What the task asks — Give back, word for word, only the lines from the opening of the records through the one with "import matplotlib.pyplot as plt". Pictures stay out.

Data to process —
☆ ☆ ☆ ☆ ☆

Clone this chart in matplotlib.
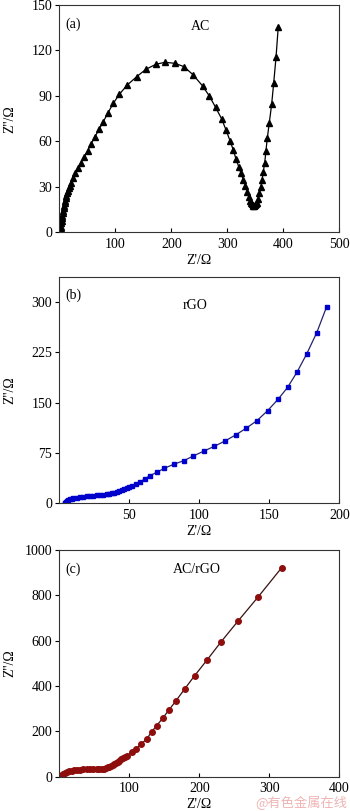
import matplotlib
matplotlib.use("Agg")
import matplotlib.pyplot as plt

# ---- Data ----
ac_x = [2.0, 2.2, 2.5, 3.0, 3.6, 4.2, 4.8, 5.4, 6.0, 6.9, 7.8, 8.7, 9.6, 10.5, 11.4, 12.6, 13.8,
        15.2, 16.7, 18.5, 20.4, 23.9, 28.0, 32.8, 38.2, 44.0,
        50.7, 56.6, 63.8, 70.9, 78.6, 86.4, 96.4, 107.0, 121.4, 138.2, 154.8, 172.7, 188.8,
        206.6, 222.7, 239.3, 256.0, 268.0, 279.0, 290.0, 297.7, 304.8, 310.7, 315.5, 320.4,
        324.5, 328.6, 332.2, 335.7, 338.8, 341.0, 342.4, 343.6, 345.0, 346.4, 348.2, 350.0,
        351.2, 352.5, 354.8, 357.0,
        359.6, 362.0, 364.3, 366.8, 369.0, 371.4, 375.0, 379.2, 382.9, 387.0, 391.0]
ac_y = [0.5, 1.0, 2.0, 3.5, 5.9, 7.5, 9.2, 10.8, 12.5, 14.0, 15.8, 17.5, 19.1, 20.8, 22.4, 24.0, 25.7,
        27.4, 29.0, 30.6, 32.3, 35.6, 38.9, 42.2, 45.5, 49.5,
        53.9, 58.3, 63.1, 68.0, 73.0, 78.5, 85.1, 91.0, 97.2, 102.7, 107.6, 110.9, 112.2,
        111.5, 109.3, 103.8, 96.5, 89.9, 82.5, 74.8, 67.5, 60.5, 54.3, 48.4, 43.3,
        38.9, 34.5, 30.6, 26.8, 23.5, 20.7, 19.5, 18.5, 17.8, 17.4, 17.5, 18.0,
        18.6, 19.5, 22.0, 25.7,
        29.7, 34.5, 40.0, 45.9, 53.7, 62.0, 72.3, 84.5, 98.7, 115.5, 135.7]

rgo_x = [3.8, 4.1, 4.6, 5.3, 6.4, 7.6, 8.8, 10.0, 12.4, 14.8, 17.2, 19.6, 22.0, 24.3, 26.6, 29.0,
         31.5, 33.9, 35.6, 37.4, 39.2, 41.0, 42.8, 44.6, 46.4, 48.1, 49.9, 51.7, 54.8,
         57.9, 61.2, 64.8, 69.6, 75.0, 81.7, 89.0, 95.7, 103.4, 110.7, 118.4, 126.0, 133.4,
         141.2, 148.8, 156.2, 163.1, 170.0, 176.7, 183.9, 191.0]
rgo_y = [0.3, 1.0, 2.5, 3.9, 5.0, 6.0, 6.8, 7.5, 8.3, 9.0, 9.7, 10.4, 10.8, 11.3, 11.8, 12.4,
         13.1, 13.9, 14.3, 14.9, 16.0, 17.3, 18.6, 19.9, 21.3, 22.8, 24.3, 25.8, 28.8,
         32.2, 36.7, 41.2, 46.3, 52.2, 58.2, 63.6, 70.6, 78.0, 85.0, 93.0, 102.0, 111.9,
         123.3, 138.2, 155.0, 173.0, 196.4, 222.8, 254.6, 293.4]

acrgo_x = [3.0, 3.4, 4.4, 5.7, 8.0, 10.6, 14.0, 17.7, 21.3, 24.9, 29.6, 34.3, 39.1, 43.9, 48.6,
           53.4, 57.0, 60.6, 63.7, 66.7, 69.0, 71.4, 73.8, 76.3, 78.6, 81.0, 83.3, 85.7, 88.5,
           91.4, 94.2, 97.1, 103.4, 109.6, 116.3, 124.9, 132.0, 139.1, 147.7, 156.3, 166.7, 179.1,
           193.4, 210.6, 230.6, 254.9, 284.3, 317.7]
acrgo_y = [1, 3, 7, 12, 17, 21, 24, 26, 28, 30, 31, 32, 32, 32, 32, 32, 33, 34, 36, 38, 41, 44,
           48, 52, 57, 62, 66, 71, 76, 81, 87, 93, 107, 122, 143, 166,
           199, 225, 258, 293, 335, 387, 446, 513, 593, 685, 794, 922]

panel_tags = ["(a)", "(b)", "(c)"]
panel_names = ["AC", "rGO", "AC/rGO"]
xlims = [(0, 500), (0, 200), (0, 400)]
ylims = [(0, 150), (0, 338), (0, 1000)]
xticks = [[100, 200, 300, 400, 500], [50, 100, 150, 200], [100, 200, 300, 400]]
yticks = [[0, 30, 60, 90, 120, 150], [0, 75, 150, 225, 300], [0, 200, 400, 600, 800, 1000]]

plt.rcParams['font.family'] = ['Liberation Serif', 'DejaVu Serif']

fig = plt.figure(figsize=(3.5, 8.11), dpi=100)
W, H = 350.0, 811.0
axes_px = [(5.0, 232.3), (276.7, 503.3), (550.0, 776.7)]
left, right = 59.3, 339.3

series = [
    (ac_x, ac_y, dict(marker='^', color='black', mfc='black', mec='black', ms=4.0, lw=0.9)),
    (rgo_x, rgo_y, dict(marker='s', color='#23236e', mfc='#0000cc', mec='#0000cc', ms=3.4, lw=0.9)),
    (acrgo_x, acrgo_y, dict(marker='o', color='#3a1010', mfc='#8e0e0e', mec='#8e0e0e', ms=4.0, lw=0.9)),
]
tag_pos = [(0.02, 0.916, 0.505, 0.905), (0.02, 0.919, 0.485, 0.875), (0.02, 0.915, 0.493, 0.912)]

for i, (top, bot) in enumerate(axes_px):
    ax = fig.add_axes([left / W, 1 - bot / H, (right - left) / W, (bot - top) / H])
    x, y, st = series[i]
    ax.plot(x, y, **st)
    ax.set_xlim(*xlims[i])
    ax.set_ylim(*ylims[i])
    ax.set_xticks(xticks[i])
    ax.set_yticks(yticks[i])
    ax.tick_params(axis='x', direction='in', length=3, width=0.8, labelsize=10, pad=4)
    ax.tick_params(axis='y', direction='out', length=3, width=0.8, labelsize=10, pad=2)
    for s in ax.spines.values():
        s.set_linewidth(0.8)
        s.set_color('#333333')
    ax.set_xlabel("Z'/Ω", fontsize=10, labelpad=2)
    ax.set_ylabel("Z''/Ω", fontsize=10)
    ax.yaxis.set_label_coords(-0.155, 0.5)
    tx, ty, nx, ny = tag_pos[i]
    ax.text(tx, ty, panel_tags[i], transform=ax.transAxes, fontsize=10, ha='left', va='center')
    ax.text(nx, ny, panel_names[i], transform=ax.transAxes, fontsize=10, ha='center', va='center')

fig.text(347 / W, 1 - 803 / H, "@有色金属在线", fontsize=9.5, color='#f0b4b4',
         ha='right', va='center', family=['Noto Sans CJK SC', 'DejaVu Sans'])

fig.savefig("out.png", dpi=100)
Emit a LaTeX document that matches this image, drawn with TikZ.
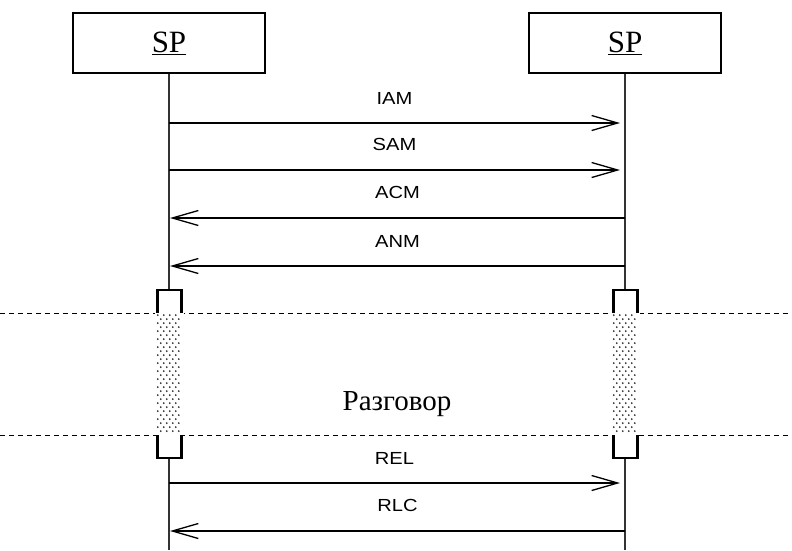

☆ ☆ ☆ ☆ ☆

Output of the exercise —
Clone this chart in matplotlib.
import matplotlib
matplotlib.use("Agg")
import matplotlib.pyplot as plt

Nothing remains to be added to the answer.